Most banks entered the power sector after the California power crisis in 2000-2001, when several energy marketers like Enron were driven from the market by manipulation scandals, bankruptcy and other credit concerns. That left a financing gap in an industry that had recently become deregulated.

Wall Street sensed opportunity.

Between 2001 and 2005, FERC granted power marketing authority to at least eight banks. Others bought their way in: UK-based RBS launched a joint venture with trading powerhouse Sempra Energy in 2008.

"Everyone was seeing how much Goldman and Morgan (Stanley) were making," said one executive at a large bank that wound down its electricity operations after 2008. So banks started "chasing revenue" by poaching top traders from Wall Street's dominant duo and hiring promising up-and-comers from utilities, he said.
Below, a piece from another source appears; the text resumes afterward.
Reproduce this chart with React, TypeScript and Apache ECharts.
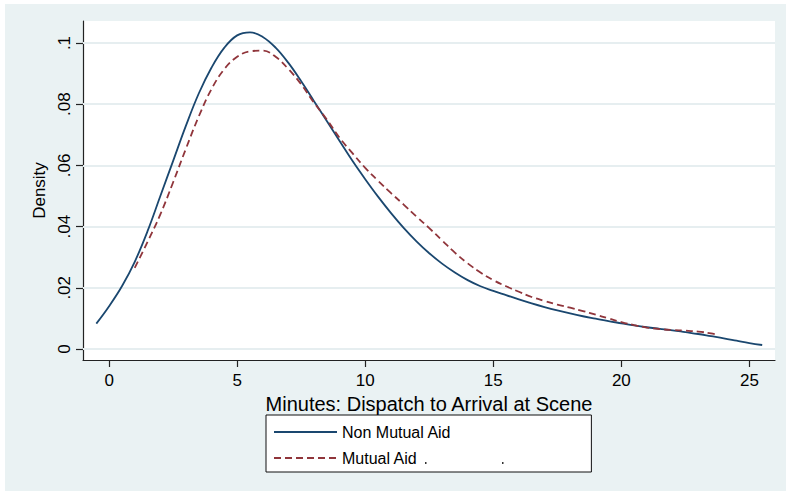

Banks make money in the sector by buying electricity from power generators or plants they own or operate. These often long-term agreements help make costs more predictable and projects more bankable for power providers. The deals also make sense to banks, who can then turn around and sell the power to utilities, cities and industrial users at a slight mark-up.

In all, the value of banks' physical power sales surged three-fold from 2003 to 2008, FERC data show. But the 2008 financial crisis - and its regulatory aftermath - accelerated Wall Street's retreat from the market.

RBS was forced to sell its Sempra Energy venture in 2010 after it was bailed out by the UK government. Bear Stearns and Merrill Lynch, both with large power books, were sold to rivals. Lehman Brothers went bankrupt.

Others simply found the costs exceeded the benefits of staying in the market. Credit Suisse lost over $100 million on Texas power trades that went sour at the peak of the financial crisis, according to a person familiar with the bank's operations at the time.

By 2009, Credit Suisse had decided to pull out of power trading because it was too capital intensive and as they faced restrictions on trading for the bank's own book, according to a person familiar with the firm's thinking.

'JIHAD' OR JUST BUSINESS?

Now, some in the industry worry the retreat is accelerating. Amid a glut of natural gas supply, the market's economics haven't improved much. But the potential costs have.

When FERC proposed fining Barclays for alleged market manipulation in October, the record $470 million penalty more than eclipsed all the bank's physical power sales revenue for the first nine months of 2012, FERC data show. Even Barclays' penalties for manipulating Libor - the global interest rate benchmark - were smaller.

"It used to be that they didn't have significant penalty authority. So if you messed up, whatever ill-gotten gains you got, you gave back," said Barbara Bourque, the former head of FERC's quarterly electric sales reporting, who helped Reuters analyze the agency's data.

"Now, they can put people out of business," said Bourque, who runs Energy Compliance Consulting in Phoenix, Arizona.

Besides Barclays and JPMorgan, FERC has also accused Deutsche Bank of market manipulation, though the agency is only seeking to impose a $1.5 million fine on the bank.

Deutsche Bank this month made deep cuts in its U.S. power trading division; Barclays stopped trading West Coast Markets a year ago. Both banks are contesting FERC's charges.

David Perlman, former chief counsel to Lehman's commodity trading business who is now a partner at the law firm of Bracewell & Giuliani, thinks the proceedings could further dampen banks' enthusiasm toward the power business.

"People are looking at the Deutsche Bank case and they are looking at the JPMorgan case and they are wondering what the rules are," Perlman said.

Former FERC Commissioner Marc Spitzer, now a partner at the law firm of Steptoe & Johnson, says the agency is simply doing its job.

"The argument that FERC is on a Jihad or a crusade against banks is not accurate," he said. Spitzer said FERC is just following up on tips it receives from the marketplace, which could come from regional regulators or even rival traders.

For now, at least, more cases like Barclays could be on the way. FERC has increasingly gone after market manipulators under the tenure of current enforcement chief Norman Bay.

During the last three years, 56 percent of 43 investigations opened by FERC involved market manipulation, according to a Reuters review of the agency's enforcement data. That compares with 42 percent of the 93 investigations opened by FERC in the three years prior to Bay's tenure.

Asked earlier this month by Reuters whether the agency is trying to push banks out of the power markets, FERC Chairman Jon Wellinghoff brushed off the suggestion.

"We're an equal opportunity enforcer."